_Prompt:_ Identify all lines in the data containing the string "this". Copy them out.
## Start Task data
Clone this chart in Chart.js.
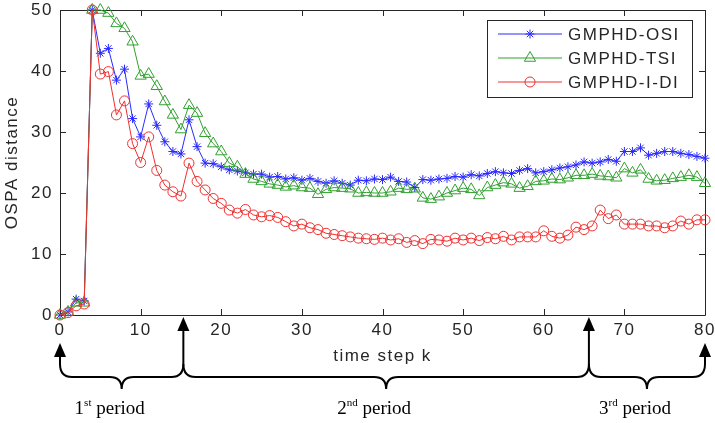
## End Task data
## Start Task data
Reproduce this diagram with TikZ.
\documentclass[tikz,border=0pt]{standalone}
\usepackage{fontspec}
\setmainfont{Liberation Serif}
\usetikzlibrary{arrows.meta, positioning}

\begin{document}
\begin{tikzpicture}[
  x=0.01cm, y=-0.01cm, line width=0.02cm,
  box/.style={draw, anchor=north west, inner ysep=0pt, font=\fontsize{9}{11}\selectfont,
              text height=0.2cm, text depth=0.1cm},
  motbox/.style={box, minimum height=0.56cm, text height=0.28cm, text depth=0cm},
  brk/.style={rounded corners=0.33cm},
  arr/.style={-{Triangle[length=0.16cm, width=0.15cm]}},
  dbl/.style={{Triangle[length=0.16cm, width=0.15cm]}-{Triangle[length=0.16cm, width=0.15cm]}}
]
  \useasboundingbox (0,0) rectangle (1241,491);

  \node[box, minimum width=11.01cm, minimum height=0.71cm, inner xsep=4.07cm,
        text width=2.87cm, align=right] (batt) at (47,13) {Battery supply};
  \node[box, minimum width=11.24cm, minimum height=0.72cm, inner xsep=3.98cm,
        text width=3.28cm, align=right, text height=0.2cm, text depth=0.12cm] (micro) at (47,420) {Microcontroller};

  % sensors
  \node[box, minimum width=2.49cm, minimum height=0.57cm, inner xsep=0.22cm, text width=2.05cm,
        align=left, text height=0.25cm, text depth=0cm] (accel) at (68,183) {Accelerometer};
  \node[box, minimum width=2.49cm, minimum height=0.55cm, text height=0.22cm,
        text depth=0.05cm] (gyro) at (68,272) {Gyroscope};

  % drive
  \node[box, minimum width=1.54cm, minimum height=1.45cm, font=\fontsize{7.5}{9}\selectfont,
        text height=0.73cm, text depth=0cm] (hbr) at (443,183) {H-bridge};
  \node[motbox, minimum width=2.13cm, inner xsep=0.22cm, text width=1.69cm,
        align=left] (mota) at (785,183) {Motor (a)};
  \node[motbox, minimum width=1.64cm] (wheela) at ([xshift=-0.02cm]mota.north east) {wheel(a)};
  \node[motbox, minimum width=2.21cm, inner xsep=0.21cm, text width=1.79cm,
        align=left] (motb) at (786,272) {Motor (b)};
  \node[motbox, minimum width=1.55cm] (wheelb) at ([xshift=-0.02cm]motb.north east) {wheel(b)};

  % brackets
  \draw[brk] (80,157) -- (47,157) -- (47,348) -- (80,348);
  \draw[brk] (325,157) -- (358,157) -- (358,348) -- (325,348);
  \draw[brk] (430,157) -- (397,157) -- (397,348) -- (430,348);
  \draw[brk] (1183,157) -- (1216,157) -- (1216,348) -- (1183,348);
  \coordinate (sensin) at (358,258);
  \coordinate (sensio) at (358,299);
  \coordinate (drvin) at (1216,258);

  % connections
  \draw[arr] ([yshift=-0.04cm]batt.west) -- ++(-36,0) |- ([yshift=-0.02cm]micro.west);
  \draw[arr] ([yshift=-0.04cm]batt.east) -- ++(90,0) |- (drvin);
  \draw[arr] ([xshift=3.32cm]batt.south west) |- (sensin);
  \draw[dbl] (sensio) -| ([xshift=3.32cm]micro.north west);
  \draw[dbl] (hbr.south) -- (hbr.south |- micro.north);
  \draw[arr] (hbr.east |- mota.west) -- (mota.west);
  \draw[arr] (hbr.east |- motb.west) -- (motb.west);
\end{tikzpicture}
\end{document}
## End Task data
_In response:_
Clone this chart in Chart.js.
Reproduce this diagram with TikZ.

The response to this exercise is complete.